--- Required task ---
Return every record below exactly as written, omitting any pictures.

::::::

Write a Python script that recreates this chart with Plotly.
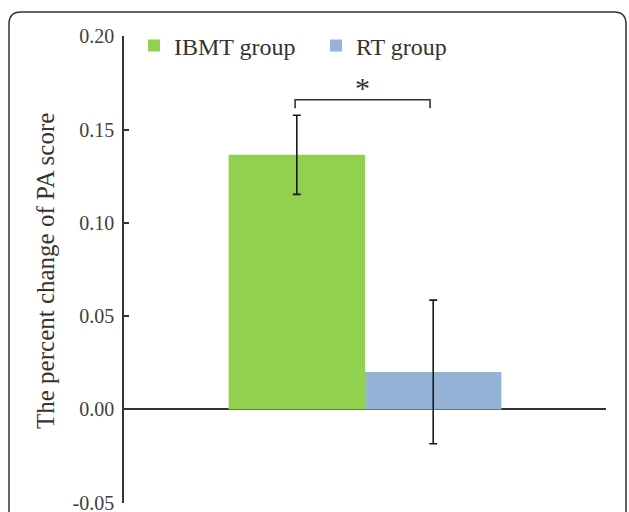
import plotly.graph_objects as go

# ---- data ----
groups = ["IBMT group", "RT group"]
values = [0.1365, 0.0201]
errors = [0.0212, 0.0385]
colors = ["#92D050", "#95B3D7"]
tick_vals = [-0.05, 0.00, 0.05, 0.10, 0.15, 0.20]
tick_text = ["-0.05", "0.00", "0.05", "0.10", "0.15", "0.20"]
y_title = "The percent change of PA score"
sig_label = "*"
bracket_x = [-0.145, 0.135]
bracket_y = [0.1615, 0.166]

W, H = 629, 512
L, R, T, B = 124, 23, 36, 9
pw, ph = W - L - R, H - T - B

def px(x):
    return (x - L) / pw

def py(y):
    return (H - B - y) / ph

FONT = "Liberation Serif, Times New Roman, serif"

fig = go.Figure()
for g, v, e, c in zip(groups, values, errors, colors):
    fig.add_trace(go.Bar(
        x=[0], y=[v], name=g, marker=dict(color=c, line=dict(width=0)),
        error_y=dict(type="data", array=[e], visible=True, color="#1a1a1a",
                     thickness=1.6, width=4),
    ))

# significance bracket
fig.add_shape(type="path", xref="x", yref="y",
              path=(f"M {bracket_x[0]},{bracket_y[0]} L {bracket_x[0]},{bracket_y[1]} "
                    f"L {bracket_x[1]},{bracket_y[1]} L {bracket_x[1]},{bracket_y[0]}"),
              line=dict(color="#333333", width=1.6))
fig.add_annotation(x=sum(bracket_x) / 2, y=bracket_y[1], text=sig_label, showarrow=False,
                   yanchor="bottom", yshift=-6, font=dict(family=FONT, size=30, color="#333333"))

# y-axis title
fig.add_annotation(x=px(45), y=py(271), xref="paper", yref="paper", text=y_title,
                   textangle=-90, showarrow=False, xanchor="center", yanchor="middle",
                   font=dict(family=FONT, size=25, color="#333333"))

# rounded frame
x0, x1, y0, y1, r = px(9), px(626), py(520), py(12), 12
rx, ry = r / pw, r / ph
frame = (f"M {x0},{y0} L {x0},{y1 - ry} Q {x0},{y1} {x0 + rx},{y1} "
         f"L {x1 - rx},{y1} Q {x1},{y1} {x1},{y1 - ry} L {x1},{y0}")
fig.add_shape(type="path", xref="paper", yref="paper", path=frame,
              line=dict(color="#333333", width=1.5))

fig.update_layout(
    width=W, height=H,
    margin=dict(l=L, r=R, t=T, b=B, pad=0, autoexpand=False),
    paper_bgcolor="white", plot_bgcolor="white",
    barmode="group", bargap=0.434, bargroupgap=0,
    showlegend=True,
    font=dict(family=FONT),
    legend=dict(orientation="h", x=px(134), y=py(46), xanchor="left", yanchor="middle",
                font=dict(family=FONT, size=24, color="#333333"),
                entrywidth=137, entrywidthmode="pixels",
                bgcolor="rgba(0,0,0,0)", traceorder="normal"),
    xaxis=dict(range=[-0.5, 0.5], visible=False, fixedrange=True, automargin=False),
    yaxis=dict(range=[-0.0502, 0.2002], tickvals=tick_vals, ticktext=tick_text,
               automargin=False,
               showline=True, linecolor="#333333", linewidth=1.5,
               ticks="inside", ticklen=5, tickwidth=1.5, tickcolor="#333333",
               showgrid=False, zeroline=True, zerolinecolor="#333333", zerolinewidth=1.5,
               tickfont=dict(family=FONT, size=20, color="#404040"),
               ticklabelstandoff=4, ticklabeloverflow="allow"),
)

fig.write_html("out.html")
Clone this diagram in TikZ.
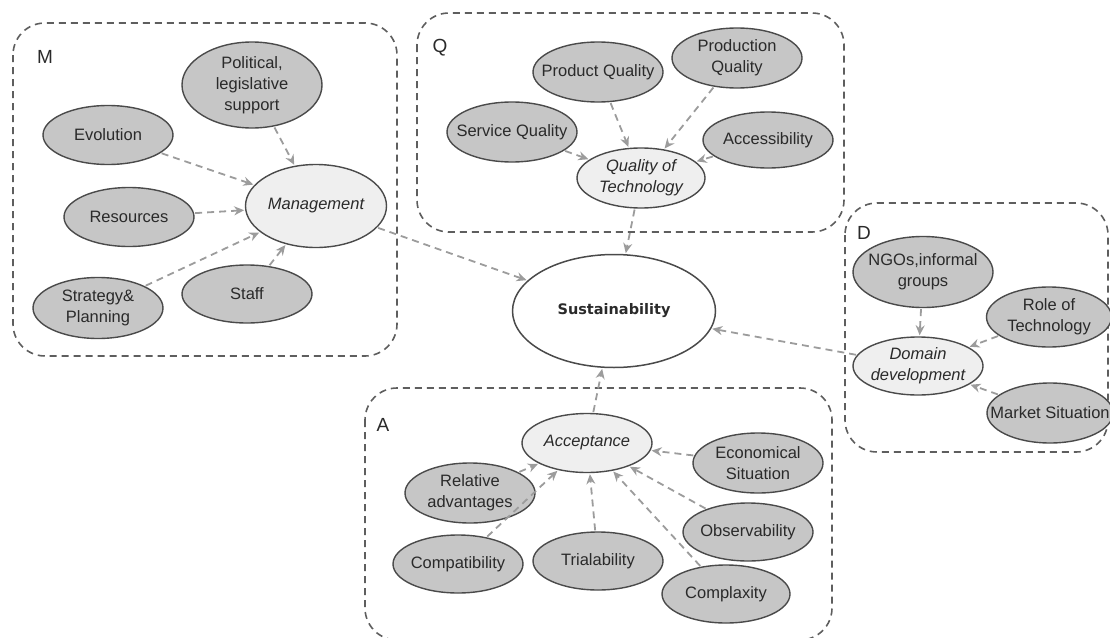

::::::

--- Answer ---
Write a Python script that recreates this chart with Plotly.
import plotly.graph_objects as go

# ---- data ----
groups = ["IBMT group", "RT group"]
values = [0.1365, 0.0201]
errors = [0.0212, 0.0385]
colors = ["#92D050", "#95B3D7"]
tick_vals = [-0.05, 0.00, 0.05, 0.10, 0.15, 0.20]
tick_text = ["-0.05", "0.00", "0.05", "0.10", "0.15", "0.20"]
y_title = "The percent change of PA score"
sig_label = "*"
bracket_x = [-0.145, 0.135]
bracket_y = [0.1615, 0.166]

W, H = 629, 512
L, R, T, B = 124, 23, 36, 9
pw, ph = W - L - R, H - T - B

def px(x):
    return (x - L) / pw

def py(y):
    return (H - B - y) / ph

FONT = "Liberation Serif, Times New Roman, serif"

fig = go.Figure()
for g, v, e, c in zip(groups, values, errors, colors):
    fig.add_trace(go.Bar(
        x=[0], y=[v], name=g, marker=dict(color=c, line=dict(width=0)),
        error_y=dict(type="data", array=[e], visible=True, color="#1a1a1a",
                     thickness=1.6, width=4),
    ))

# significance bracket
fig.add_shape(type="path", xref="x", yref="y",
              path=(f"M {bracket_x[0]},{bracket_y[0]} L {bracket_x[0]},{bracket_y[1]} "
                    f"L {bracket_x[1]},{bracket_y[1]} L {bracket_x[1]},{bracket_y[0]}"),
              line=dict(color="#333333", width=1.6))
fig.add_annotation(x=sum(bracket_x) / 2, y=bracket_y[1], text=sig_label, showarrow=False,
                   yanchor="bottom", yshift=-6, font=dict(family=FONT, size=30, color="#333333"))

# y-axis title
fig.add_annotation(x=px(45), y=py(271), xref="paper", yref="paper", text=y_title,
                   textangle=-90, showarrow=False, xanchor="center", yanchor="middle",
                   font=dict(family=FONT, size=25, color="#333333"))

# rounded frame
x0, x1, y0, y1, r = px(9), px(626), py(520), py(12), 12
rx, ry = r / pw, r / ph
frame = (f"M {x0},{y0} L {x0},{y1 - ry} Q {x0},{y1} {x0 + rx},{y1} "
         f"L {x1 - rx},{y1} Q {x1},{y1} {x1},{y1 - ry} L {x1},{y0}")
fig.add_shape(type="path", xref="paper", yref="paper", path=frame,
              line=dict(color="#333333", width=1.5))

fig.update_layout(
    width=W, height=H,
    margin=dict(l=L, r=R, t=T, b=B, pad=0, autoexpand=False),
    paper_bgcolor="white", plot_bgcolor="white",
    barmode="group", bargap=0.434, bargroupgap=0,
    showlegend=True,
    font=dict(family=FONT),
    legend=dict(orientation="h", x=px(134), y=py(46), xanchor="left", yanchor="middle",
                font=dict(family=FONT, size=24, color="#333333"),
                entrywidth=137, entrywidthmode="pixels",
                bgcolor="rgba(0,0,0,0)", traceorder="normal"),
    xaxis=dict(range=[-0.5, 0.5], visible=False, fixedrange=True, automargin=False),
    yaxis=dict(range=[-0.0502, 0.2002], tickvals=tick_vals, ticktext=tick_text,
               automargin=False,
               showline=True, linecolor="#333333", linewidth=1.5,
               ticks="inside", ticklen=5, tickwidth=1.5, tickcolor="#333333",
               showgrid=False, zeroline=True, zerolinecolor="#333333", zerolinewidth=1.5,
               tickfont=dict(family=FONT, size=20, color="#404040"),
               ticklabelstandoff=4, ticklabeloverflow="allow"),
)

fig.write_html("out.html")
Clone this diagram in TikZ.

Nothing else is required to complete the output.